Your task is to copy a single run of lines that starts at the line with "Reproduce this diagram with TikZ." and stops at the line with "lb) -- (lbb);", keeping both ends. Copy nothing else.

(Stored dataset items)

• • • • • • •

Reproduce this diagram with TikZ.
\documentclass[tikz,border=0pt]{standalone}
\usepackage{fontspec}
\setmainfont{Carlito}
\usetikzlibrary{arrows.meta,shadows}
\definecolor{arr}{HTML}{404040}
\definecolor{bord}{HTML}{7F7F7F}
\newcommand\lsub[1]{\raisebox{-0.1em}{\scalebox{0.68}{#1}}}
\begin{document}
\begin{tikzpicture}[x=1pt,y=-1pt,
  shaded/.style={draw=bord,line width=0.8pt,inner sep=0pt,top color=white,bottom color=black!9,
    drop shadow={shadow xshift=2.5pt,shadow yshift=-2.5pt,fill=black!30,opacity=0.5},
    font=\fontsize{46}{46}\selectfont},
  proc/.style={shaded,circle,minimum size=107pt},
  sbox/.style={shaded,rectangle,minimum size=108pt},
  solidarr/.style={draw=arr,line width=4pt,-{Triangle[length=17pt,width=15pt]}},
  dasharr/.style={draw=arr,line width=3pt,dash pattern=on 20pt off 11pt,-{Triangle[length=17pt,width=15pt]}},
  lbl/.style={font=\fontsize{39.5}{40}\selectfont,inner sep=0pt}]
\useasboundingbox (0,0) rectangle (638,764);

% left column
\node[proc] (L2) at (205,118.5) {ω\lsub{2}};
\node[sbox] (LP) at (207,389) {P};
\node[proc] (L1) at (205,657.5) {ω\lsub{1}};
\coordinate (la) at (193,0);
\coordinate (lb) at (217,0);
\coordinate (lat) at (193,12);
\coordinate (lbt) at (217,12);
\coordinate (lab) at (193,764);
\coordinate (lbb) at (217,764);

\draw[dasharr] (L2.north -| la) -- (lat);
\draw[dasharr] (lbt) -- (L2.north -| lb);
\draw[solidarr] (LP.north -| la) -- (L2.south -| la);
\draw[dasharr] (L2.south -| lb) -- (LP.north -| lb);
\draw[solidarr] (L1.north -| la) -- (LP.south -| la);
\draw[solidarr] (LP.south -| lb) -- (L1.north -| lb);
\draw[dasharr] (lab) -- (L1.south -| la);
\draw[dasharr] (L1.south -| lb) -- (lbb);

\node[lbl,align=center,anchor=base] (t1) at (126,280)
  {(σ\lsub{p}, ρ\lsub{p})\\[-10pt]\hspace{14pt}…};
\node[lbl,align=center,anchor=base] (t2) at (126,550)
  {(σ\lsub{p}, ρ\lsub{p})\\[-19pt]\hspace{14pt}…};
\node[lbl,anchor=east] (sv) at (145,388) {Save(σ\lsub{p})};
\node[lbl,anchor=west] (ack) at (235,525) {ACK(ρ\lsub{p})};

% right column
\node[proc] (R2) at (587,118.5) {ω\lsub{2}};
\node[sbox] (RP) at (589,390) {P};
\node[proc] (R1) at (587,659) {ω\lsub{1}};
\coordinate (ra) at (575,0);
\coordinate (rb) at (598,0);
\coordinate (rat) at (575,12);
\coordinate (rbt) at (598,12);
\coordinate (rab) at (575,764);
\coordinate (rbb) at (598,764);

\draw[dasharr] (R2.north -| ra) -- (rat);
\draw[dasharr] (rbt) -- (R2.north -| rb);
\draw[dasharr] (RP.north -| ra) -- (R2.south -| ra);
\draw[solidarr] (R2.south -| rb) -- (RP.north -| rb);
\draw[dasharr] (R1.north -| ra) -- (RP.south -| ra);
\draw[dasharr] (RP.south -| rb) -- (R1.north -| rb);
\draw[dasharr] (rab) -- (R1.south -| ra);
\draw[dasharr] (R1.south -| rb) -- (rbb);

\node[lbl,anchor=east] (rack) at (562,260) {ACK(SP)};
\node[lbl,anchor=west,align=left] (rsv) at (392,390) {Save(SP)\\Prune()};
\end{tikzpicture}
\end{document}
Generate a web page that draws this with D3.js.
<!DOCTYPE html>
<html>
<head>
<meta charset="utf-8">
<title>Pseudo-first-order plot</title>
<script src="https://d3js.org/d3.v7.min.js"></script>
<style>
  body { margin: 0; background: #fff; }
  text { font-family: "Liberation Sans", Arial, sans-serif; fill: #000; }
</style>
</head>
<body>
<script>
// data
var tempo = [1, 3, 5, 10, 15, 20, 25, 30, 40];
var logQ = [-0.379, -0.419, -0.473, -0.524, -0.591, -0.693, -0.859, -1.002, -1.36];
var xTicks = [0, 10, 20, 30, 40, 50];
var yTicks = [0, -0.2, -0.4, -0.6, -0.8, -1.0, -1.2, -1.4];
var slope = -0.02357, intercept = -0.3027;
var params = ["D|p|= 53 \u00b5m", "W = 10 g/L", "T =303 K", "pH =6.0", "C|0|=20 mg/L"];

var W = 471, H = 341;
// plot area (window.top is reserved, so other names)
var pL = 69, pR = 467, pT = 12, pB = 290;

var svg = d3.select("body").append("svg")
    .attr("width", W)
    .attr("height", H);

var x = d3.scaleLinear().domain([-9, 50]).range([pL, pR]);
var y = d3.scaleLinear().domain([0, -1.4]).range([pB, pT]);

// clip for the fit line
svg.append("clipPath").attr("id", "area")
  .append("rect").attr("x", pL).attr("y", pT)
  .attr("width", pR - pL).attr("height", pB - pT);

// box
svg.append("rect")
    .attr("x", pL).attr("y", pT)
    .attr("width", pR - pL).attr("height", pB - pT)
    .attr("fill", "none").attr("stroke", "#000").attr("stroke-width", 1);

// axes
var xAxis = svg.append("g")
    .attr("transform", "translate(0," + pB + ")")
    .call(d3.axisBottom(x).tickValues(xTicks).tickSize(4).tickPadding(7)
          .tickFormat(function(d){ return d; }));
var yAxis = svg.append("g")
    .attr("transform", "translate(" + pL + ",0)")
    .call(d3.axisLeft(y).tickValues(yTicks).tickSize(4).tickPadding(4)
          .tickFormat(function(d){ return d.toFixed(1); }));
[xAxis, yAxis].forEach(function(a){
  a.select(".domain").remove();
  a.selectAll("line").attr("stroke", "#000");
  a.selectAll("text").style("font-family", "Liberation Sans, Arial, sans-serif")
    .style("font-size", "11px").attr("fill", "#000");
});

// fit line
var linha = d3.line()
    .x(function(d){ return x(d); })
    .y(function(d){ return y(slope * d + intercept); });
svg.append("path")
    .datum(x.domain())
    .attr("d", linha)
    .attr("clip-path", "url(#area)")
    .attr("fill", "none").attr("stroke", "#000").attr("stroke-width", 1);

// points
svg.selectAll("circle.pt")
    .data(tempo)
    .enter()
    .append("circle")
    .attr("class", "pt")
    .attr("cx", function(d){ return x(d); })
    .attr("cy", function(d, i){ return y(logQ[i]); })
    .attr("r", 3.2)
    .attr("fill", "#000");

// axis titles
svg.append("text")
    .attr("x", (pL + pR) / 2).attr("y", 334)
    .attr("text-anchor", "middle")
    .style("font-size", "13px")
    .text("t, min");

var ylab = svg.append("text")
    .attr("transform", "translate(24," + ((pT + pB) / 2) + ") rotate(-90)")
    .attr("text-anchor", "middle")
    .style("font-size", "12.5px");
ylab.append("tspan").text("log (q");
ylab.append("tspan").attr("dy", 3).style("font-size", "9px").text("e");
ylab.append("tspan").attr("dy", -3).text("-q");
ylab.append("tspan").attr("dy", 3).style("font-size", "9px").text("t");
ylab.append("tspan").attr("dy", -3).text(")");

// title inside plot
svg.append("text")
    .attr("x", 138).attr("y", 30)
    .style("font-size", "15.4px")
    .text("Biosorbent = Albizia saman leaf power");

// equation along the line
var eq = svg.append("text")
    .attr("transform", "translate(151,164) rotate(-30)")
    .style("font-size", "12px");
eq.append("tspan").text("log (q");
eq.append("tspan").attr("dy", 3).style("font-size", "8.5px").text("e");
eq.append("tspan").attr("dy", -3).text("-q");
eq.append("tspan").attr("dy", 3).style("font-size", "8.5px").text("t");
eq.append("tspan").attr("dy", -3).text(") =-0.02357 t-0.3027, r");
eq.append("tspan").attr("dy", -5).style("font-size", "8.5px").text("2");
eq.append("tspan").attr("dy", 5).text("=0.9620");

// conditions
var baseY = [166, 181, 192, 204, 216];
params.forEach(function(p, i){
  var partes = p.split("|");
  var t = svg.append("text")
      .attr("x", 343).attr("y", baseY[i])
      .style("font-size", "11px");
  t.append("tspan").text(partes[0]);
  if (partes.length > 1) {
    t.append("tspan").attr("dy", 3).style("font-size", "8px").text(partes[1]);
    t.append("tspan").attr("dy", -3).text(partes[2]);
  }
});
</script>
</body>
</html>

• • • • • • •

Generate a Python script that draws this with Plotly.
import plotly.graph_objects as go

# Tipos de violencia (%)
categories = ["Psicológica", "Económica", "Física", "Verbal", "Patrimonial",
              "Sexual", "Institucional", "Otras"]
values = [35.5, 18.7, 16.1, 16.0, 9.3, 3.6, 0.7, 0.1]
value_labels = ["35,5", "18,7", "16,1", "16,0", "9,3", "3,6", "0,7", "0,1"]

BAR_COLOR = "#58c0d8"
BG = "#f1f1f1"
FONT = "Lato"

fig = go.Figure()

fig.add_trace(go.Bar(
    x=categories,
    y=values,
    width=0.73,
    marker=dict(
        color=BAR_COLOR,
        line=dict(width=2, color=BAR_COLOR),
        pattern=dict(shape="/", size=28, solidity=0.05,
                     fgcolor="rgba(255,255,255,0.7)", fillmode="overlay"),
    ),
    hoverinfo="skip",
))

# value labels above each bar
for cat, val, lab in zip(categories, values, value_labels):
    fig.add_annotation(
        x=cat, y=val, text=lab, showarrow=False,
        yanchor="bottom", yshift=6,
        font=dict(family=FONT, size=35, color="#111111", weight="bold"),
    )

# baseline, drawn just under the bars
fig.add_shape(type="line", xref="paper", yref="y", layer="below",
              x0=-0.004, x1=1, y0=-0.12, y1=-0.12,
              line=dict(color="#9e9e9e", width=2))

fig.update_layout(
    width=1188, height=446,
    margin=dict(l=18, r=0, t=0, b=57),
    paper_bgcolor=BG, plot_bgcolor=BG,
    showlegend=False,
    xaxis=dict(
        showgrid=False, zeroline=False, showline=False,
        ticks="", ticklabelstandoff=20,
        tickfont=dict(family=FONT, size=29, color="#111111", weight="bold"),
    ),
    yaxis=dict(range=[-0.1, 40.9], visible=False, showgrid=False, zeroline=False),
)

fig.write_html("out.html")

• • • • • • •

> **Completed task**
Reproduce this diagram with TikZ.
\documentclass[tikz,border=0pt]{standalone}
\usepackage{fontspec}
\setmainfont{Carlito}
\usetikzlibrary{arrows.meta,shadows}
\definecolor{arr}{HTML}{404040}
\definecolor{bord}{HTML}{7F7F7F}
\newcommand\lsub[1]{\raisebox{-0.1em}{\scalebox{0.68}{#1}}}
\begin{document}
\begin{tikzpicture}[x=1pt,y=-1pt,
  shaded/.style={draw=bord,line width=0.8pt,inner sep=0pt,top color=white,bottom color=black!9,
    drop shadow={shadow xshift=2.5pt,shadow yshift=-2.5pt,fill=black!30,opacity=0.5},
    font=\fontsize{46}{46}\selectfont},
  proc/.style={shaded,circle,minimum size=107pt},
  sbox/.style={shaded,rectangle,minimum size=108pt},
  solidarr/.style={draw=arr,line width=4pt,-{Triangle[length=17pt,width=15pt]}},
  dasharr/.style={draw=arr,line width=3pt,dash pattern=on 20pt off 11pt,-{Triangle[length=17pt,width=15pt]}},
  lbl/.style={font=\fontsize{39.5}{40}\selectfont,inner sep=0pt}]
\useasboundingbox (0,0) rectangle (638,764);

% left column
\node[proc] (L2) at (205,118.5) {ω\lsub{2}};
\node[sbox] (LP) at (207,389) {P};
\node[proc] (L1) at (205,657.5) {ω\lsub{1}};
\coordinate (la) at (193,0);
\coordinate (lb) at (217,0);
\coordinate (lat) at (193,12);
\coordinate (lbt) at (217,12);
\coordinate (lab) at (193,764);
\coordinate (lbb) at (217,764);

\draw[dasharr] (L2.north -| la) -- (lat);
\draw[dasharr] (lbt) -- (L2.north -| lb);
\draw[solidarr] (LP.north -| la) -- (L2.south -| la);
\draw[dasharr] (L2.south -| lb) -- (LP.north -| lb);
\draw[solidarr] (L1.north -| la) -- (LP.south -| la);
\draw[solidarr] (LP.south -| lb) -- (L1.north -| lb);
\draw[dasharr] (lab) -- (L1.south -| la);
\draw[dasharr] (L1.south -| lb) -- (lbb);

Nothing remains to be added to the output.